Keywords: Python string conversion | float processing | numeric formatting
Abstract: This article provides a comprehensive exploration of various technical approaches for converting strings containing comma and dot separators to float values in Python. It emphasizes the simple and efficient implementation using the replace() method, while also covering the localization capabilities of the locale module, flexible pattern matching with regular expressions, and segmentation processing with the split() method. Through comparative analysis of different methods' applicability, performance characteristics, and implementation complexity, the article offers developers complete technical selection references. Detailed code examples and practical application scenarios help readers deeply understand the core principles of string-to-numeric conversion.
Core Challenges in String-to-Numeric Conversion
In data processing and internationalization applications, numeric strings containing thousands separators, such as "123,456.908", are frequently encountered. Python's built-in float() function cannot directly process this format because commas are treated as invalid characters. This article systematically introduces multiple effective conversion methods.
Simple Conversion Using replace() Method
The most straightforward approach uses the string's replace() method to remove comma separators:
numeric_string = "123,456.908"
float_value = float(numeric_string.replace(',', ''))
print(float_value) # Output: 123456.908
This method is concise and efficient, suitable for input data with fixed formats. Its time complexity is O(n), performing well when processing large volumes of data.
Localized Processing with locale Module
For international applications, the locale module provides intelligent parsing based on regional settings:
import locale
locale.setlocale(locale.LC_NUMERIC, 'en_US.UTF-8')
float_value = locale.atof("123,456.908")
print(float_value) # Output: 123456.908
This approach automatically recognizes thousands separators and decimal points but requires proper locale configuration. Note that locale settings affect global program behavior and are not thread-safe.

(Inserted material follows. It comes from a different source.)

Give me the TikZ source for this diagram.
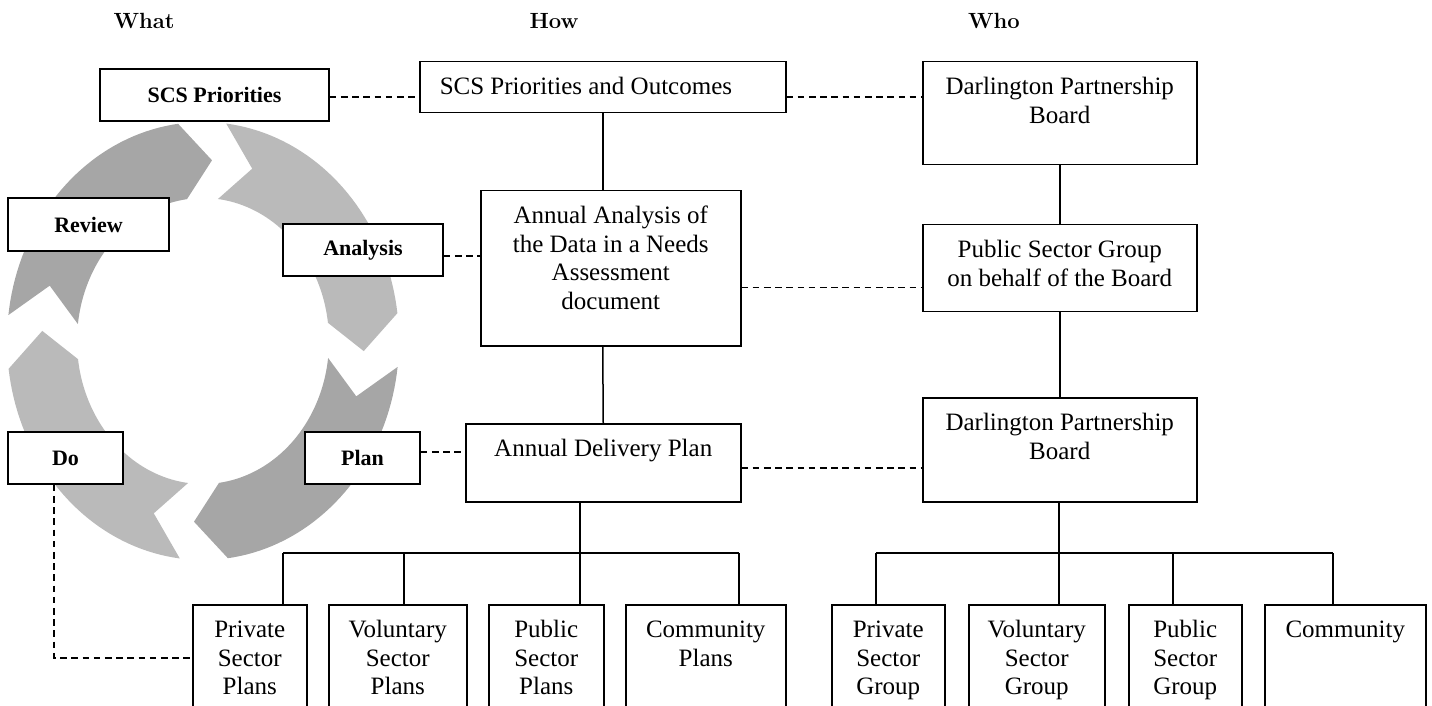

Advanced Processing with Regular Expressions
For complex string formats, regular expressions offer greater flexibility:
import re
numeric_string = "123,456.908"
clean_string = re.sub(r'[^\d.]', '', numeric_string)
float_value = float(clean_string)
print(float_value) # Output: 123456.908
The regular expression pattern [^\d.] matches all non-digit and non-dot characters, ensuring only valid numeric characters are retained.
Segmented Processing Using split() Method
Step-by-step processing through string segmentation:
numeric_string = "123,456.908"
parts = [part.strip() for part in numeric_string.split(',')]
float_value = float(''.join(parts))
print(float_value) # Output: 123456.908
This method provides additional control when processing specific formats, though implementation is relatively more complex.
Method Comparison and Selection Guidelines
replace() method: Suitable for simple scenarios with fixed formats, optimal performance.
locale module: Ideal for international applications, handles numeric formats from different regions.
Regular expressions: Processes complex or uncertain input formats, highest flexibility.
split() method: Used when segmented processing or validation is required.
Error Handling and Edge Cases
In practical applications, appropriate error handling should be added:
def safe_convert_to_float(num_str):
try:
return float(num_str.replace(',', ''))
except ValueError:
print(f"Unable to convert string: {num_str}")
return None
Edge cases to consider include empty strings, illegal characters, format errors, etc.
Performance Optimization Recommendations
For large-scale data processing, consider the following optimization strategies:
1. Pre-compile regular expressions
2. Batch processing to avoid repeated locale setting calls
3. Use generator expressions for streaming data processing
Practical Application Scenarios
These conversion methods are widely applied in financial data processing, international e-commerce, scientific computing, and other fields. Proper selection of conversion methods significantly improves code robustness and maintainability.